Undoubtedly a certain ambition, talent and confidence in her ability made Loren’s transition that bit easier, but there is something to be said about St Andrews as a cradle for inspiring creativity. Maybe I’m biased and all universities promote a similar kind of space for experimentation, but you only have to look at the host of successful alumni that once walked our Three Streets to understand that St Andrews has something special on offer: Marco Biagi (recently elected for this year’s Scottish parliament), Craig Oliver (Media Executive and Head of Communications to David Cameron), Louise Minchin (BBC News Journalist and broadcaster), Crispin Bonham-Carter (Actor and Theatre Director) and Kate Holt (Photojournalist for The Sunday Times, Observer and UNICEF). Perhaps it is the somewhat insular focus on academia at St Andrews, that is only intensified by the town’s geographic sense of claustrophobia that gets students looking for alternatives to the library – Tesco – home routine.

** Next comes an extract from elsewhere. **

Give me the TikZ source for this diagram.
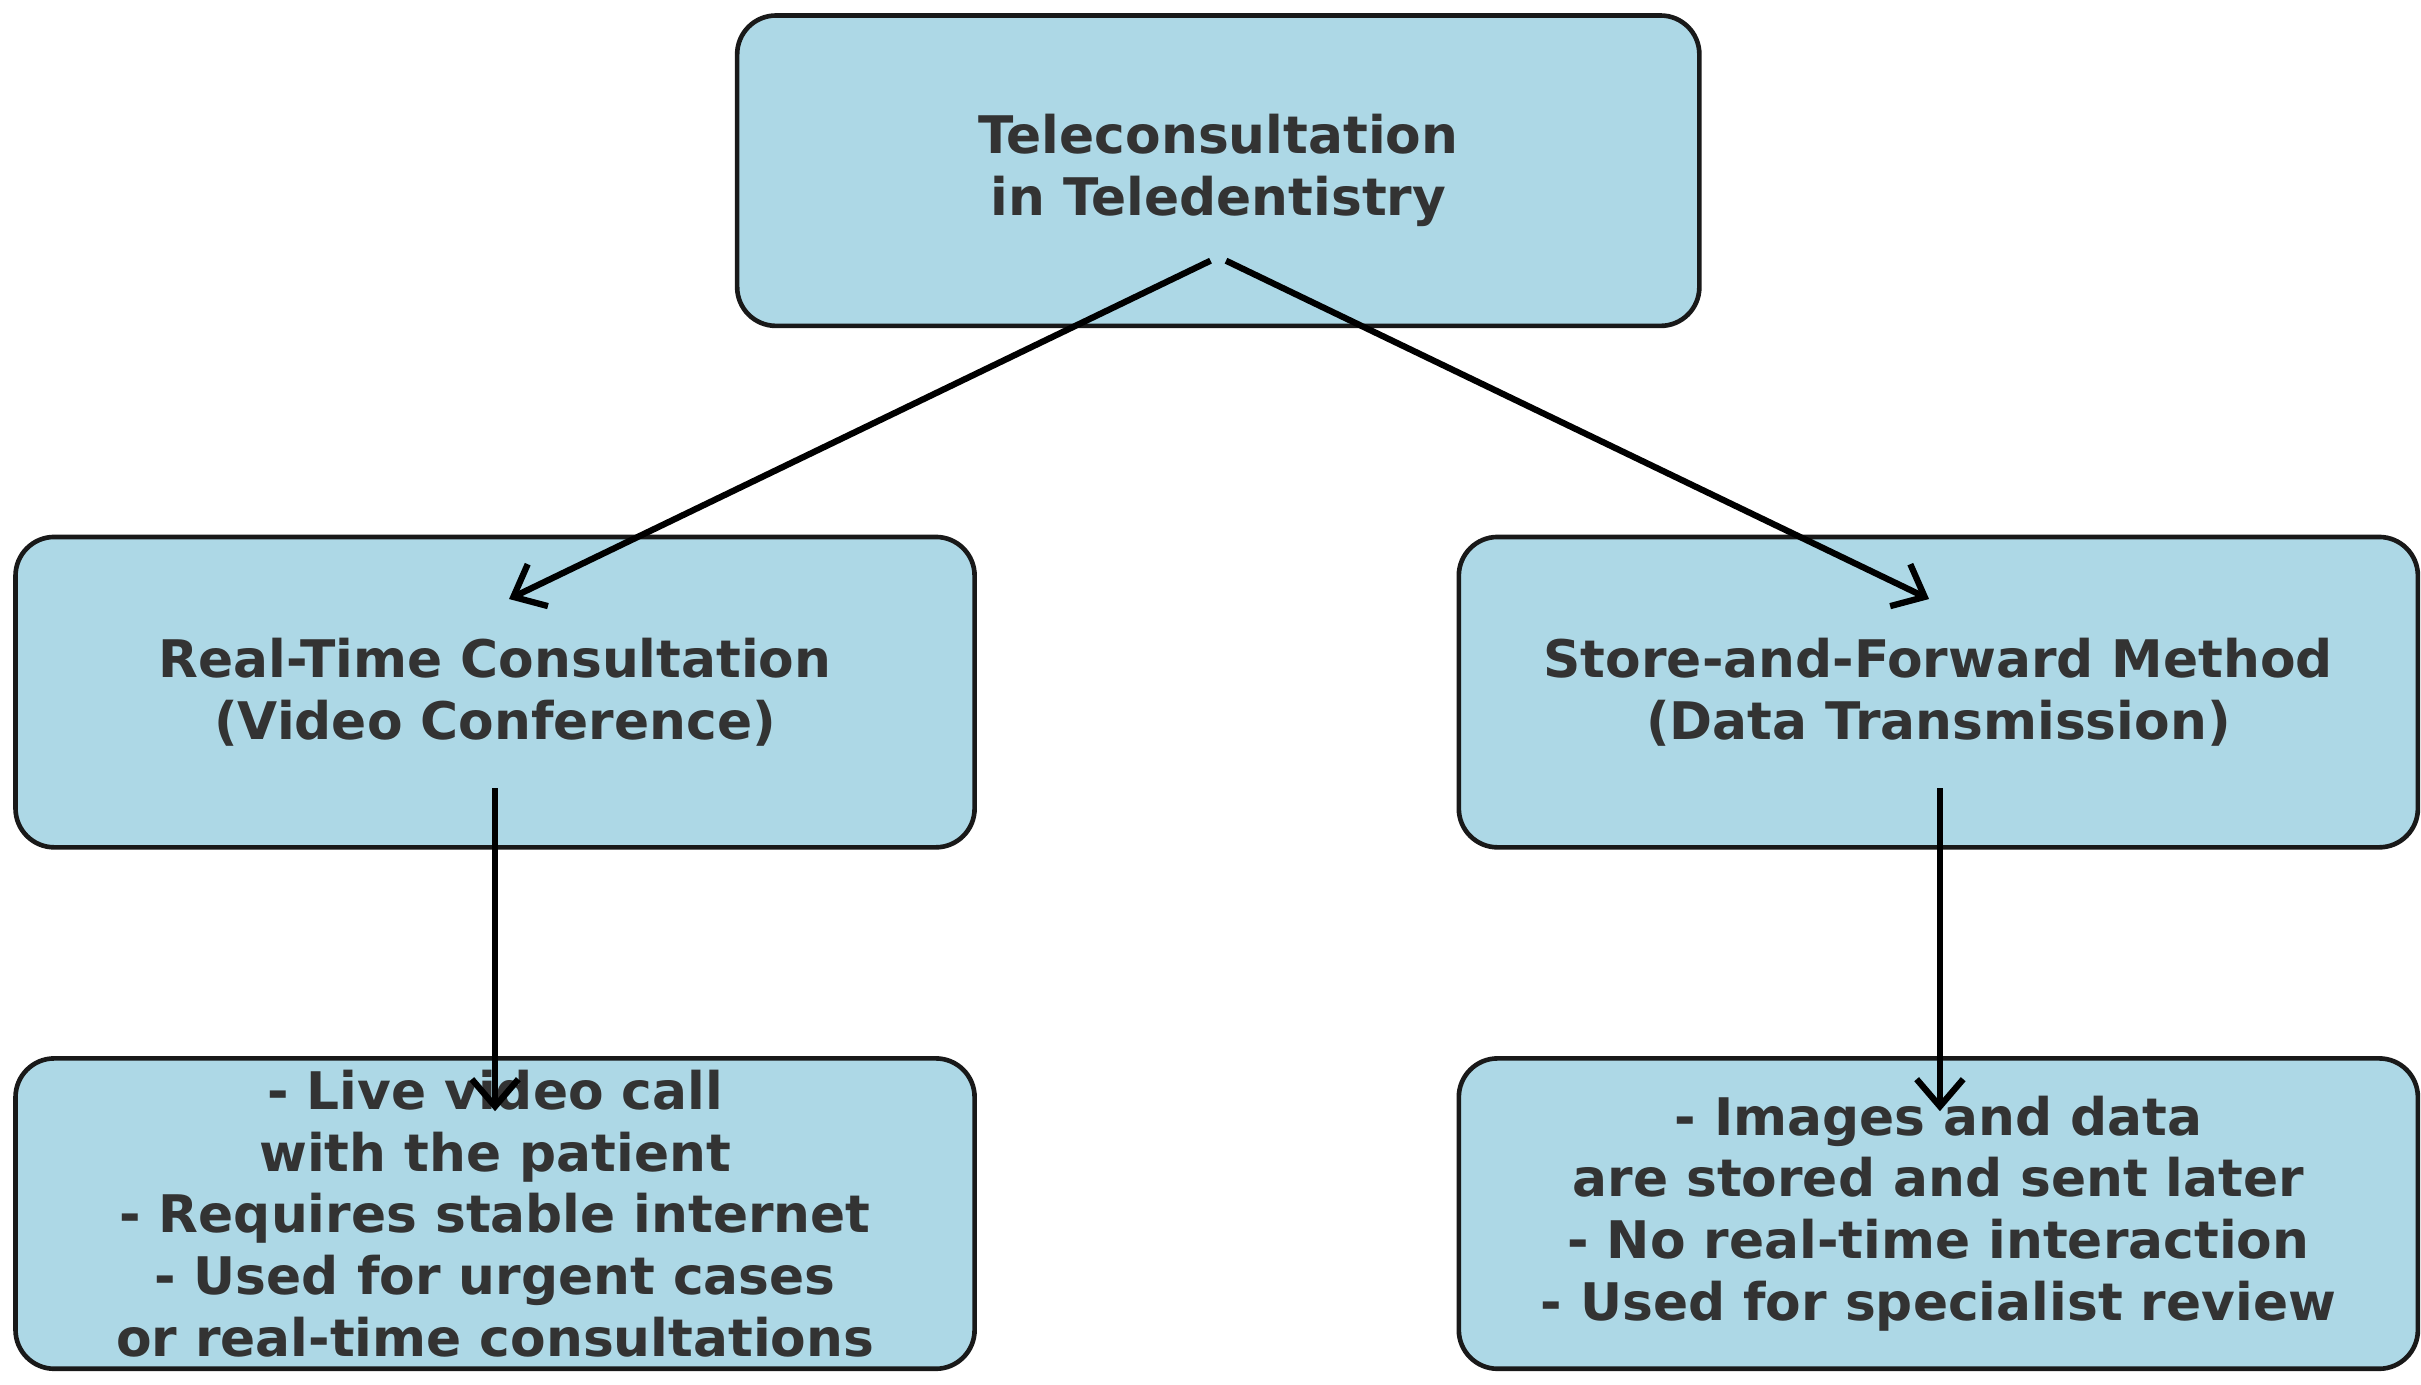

Loren’s fond recollections of lock-ins at the Westport, dancing in Ma Bells or The Lizard and much coffee-slurping spent snuggled in Taste, is a familiar story that seems a long way from the real life world of running your own London based handbag business. Whilst Loren takes inspiration from the ‘African tropical storms’ of her childhood, ‘architecture and nature’, her affection for St Andrews and its past and present influences are powerful. Now, six years after graduating, Loren will return to St Andrews to see her Spring/ Summer ’12 collection on the FS catwalk in February next year.

In an industry that is constantly scrutinized for its overseas production and throw- away fashion mentality, it is becoming increasingly important for designers and retailers alike to acknowledge ethical standards. But this is something that Loren promotes as fundamental to her entire artistic process, stating on her website that ‘the bags are made in limited numbers; a quite revolt against large scale production.’ Ticking another ethical standards box, the brand also prides itself on its craftsmanship – only employing ‘traditionally trained, leather artisans’ who make the bags in England and Europe. This kind of intricate attention to detail can be seen in all elements of Loren’s brand. The A/W ’11 collection is made up of only seven bags, (including the Sophie bag as pictured) – something, which I consider as testament to her focus on design, and production standards that prioritizes quality over quantity with no compromise.

Loren Taylor has come full circle and her decision to support the charity fashion shows (that whilst studying here she attended every year) makes clear the influence that St Andrews had in getting her to the position she is now.

Example set, I guess it’s our turn to make it count. No pressure.